Although Priest's leather fixation certainly provided an outlet for Halford's personal kinks, he was also a true motorbike aficionado who well knew the lure of rumbling power between his legs. If you plan to have any fun in a lifestyle defined by risk, you've got to take a your chances before you fall.
3. Bob Seger, "Roll Me Away" Blue-collar icon Bob Seger is sometimes better associated with the steel muscle of his native Detroit than with the V-Twin thunder of Milwaukee's Harley-Davidson, but he turned in a doozy of a biker anthem on 1983's The Distance.

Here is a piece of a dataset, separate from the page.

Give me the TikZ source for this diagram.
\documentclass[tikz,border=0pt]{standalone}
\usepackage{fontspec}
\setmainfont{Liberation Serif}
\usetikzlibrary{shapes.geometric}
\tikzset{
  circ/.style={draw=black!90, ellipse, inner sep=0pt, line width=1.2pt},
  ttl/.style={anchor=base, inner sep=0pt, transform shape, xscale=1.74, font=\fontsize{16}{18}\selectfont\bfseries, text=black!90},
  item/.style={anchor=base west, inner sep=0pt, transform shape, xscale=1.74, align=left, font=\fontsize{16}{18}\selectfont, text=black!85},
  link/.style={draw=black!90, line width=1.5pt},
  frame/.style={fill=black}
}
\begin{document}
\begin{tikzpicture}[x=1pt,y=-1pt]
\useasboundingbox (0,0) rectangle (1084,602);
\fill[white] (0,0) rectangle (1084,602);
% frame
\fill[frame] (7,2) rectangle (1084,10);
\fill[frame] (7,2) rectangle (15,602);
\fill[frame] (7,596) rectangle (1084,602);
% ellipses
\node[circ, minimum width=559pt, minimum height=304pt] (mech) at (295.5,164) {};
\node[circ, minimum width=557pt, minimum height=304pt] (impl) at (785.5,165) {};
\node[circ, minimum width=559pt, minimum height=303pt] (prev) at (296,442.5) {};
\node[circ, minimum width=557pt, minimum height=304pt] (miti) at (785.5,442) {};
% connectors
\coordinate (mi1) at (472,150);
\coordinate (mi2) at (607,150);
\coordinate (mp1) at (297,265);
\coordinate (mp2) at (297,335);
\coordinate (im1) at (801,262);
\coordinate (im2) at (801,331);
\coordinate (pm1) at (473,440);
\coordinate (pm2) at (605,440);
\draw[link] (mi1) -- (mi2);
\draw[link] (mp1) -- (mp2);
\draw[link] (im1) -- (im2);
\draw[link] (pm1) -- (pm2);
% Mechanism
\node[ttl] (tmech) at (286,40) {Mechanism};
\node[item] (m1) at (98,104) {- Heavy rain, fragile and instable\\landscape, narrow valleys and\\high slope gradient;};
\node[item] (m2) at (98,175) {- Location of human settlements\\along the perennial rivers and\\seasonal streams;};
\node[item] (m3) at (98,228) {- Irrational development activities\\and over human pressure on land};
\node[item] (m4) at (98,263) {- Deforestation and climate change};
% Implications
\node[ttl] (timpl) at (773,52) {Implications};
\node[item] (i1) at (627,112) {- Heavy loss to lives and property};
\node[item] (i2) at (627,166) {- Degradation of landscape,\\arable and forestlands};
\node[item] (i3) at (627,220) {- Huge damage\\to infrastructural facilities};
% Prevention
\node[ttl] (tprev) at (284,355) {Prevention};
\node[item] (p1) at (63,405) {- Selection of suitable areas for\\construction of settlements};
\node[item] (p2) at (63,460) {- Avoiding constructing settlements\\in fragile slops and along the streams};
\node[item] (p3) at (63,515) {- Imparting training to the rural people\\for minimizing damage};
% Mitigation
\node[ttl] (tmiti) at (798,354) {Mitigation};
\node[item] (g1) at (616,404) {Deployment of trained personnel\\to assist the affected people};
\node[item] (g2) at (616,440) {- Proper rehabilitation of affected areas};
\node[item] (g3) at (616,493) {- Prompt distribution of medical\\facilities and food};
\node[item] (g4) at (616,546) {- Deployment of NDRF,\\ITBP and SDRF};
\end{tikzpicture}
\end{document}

"Gotta keep rollin, gotta keep ridin'/Keep searchin' till I find what's right," rasps the singer in a classic seeker's tale, looking for answers in the abandon of speed and distance. Like more than a few iron horsemen, Seger may just be searching for a woman who can keep up.

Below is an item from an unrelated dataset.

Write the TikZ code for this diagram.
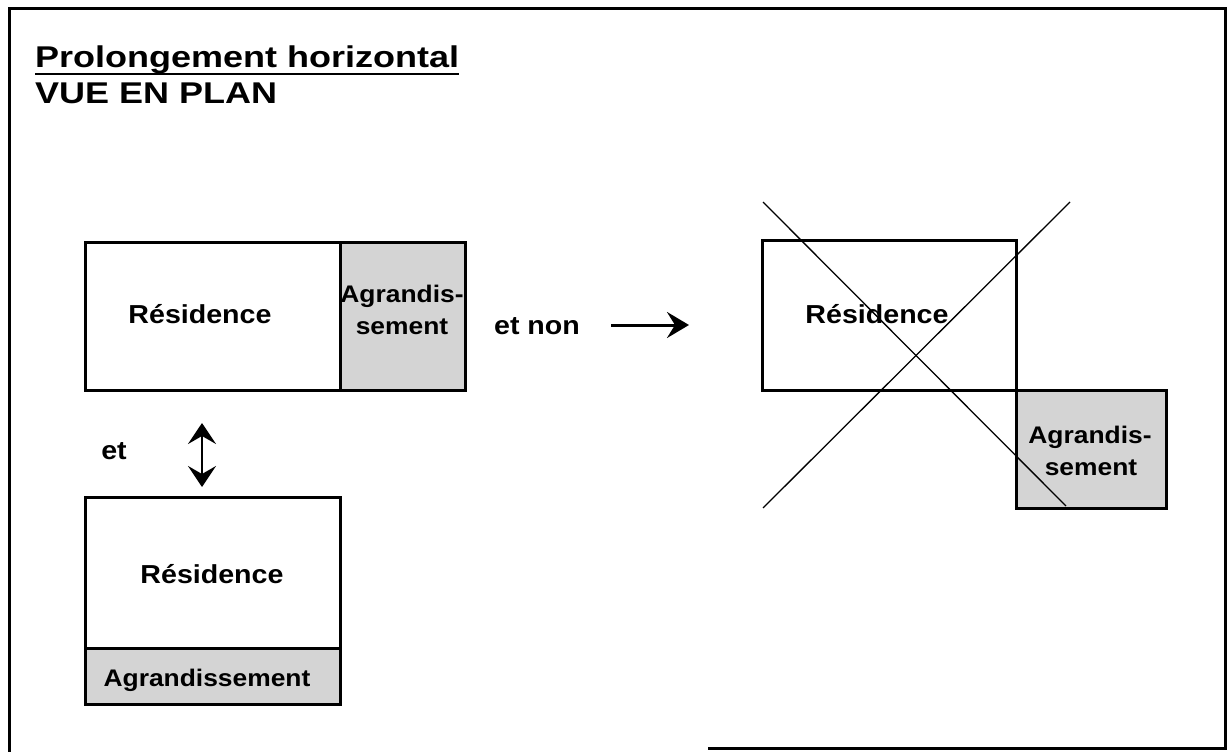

2. The Allman Brothers Band, "Midnight Rider" One of Southern rock's greatest tributes to the outlaw lifestyle, "Midnight Rider" brilliantly captures a certain desperation to outrun life that any biker would understand. In a sad twist, bandleader Duane Allman died in a motorcycle accident a little over a year after the song was released on 1970's Idlewild South. Catch the midnight wind in your ear just right, and you can still hear his indelible guitar playing all up and down the highways and back roads of the South.
1. Steppenwolf, "Born to Be Wild" Surprise! There can be no honest discussion of bike rock without the inclusion of "Born to be Wild." No rock and roll tune in history is more closely associated with motorcycles, dating back to its inclusion on the Easy Rider soundtrack in 1969. Driven by a pulsing, down-picked guitar riff, this exquisite bit of heavy metal thunder has been since used in a trillion or so soundtracks, becoming the universal shorthand for biker cool and the freedom of the open road.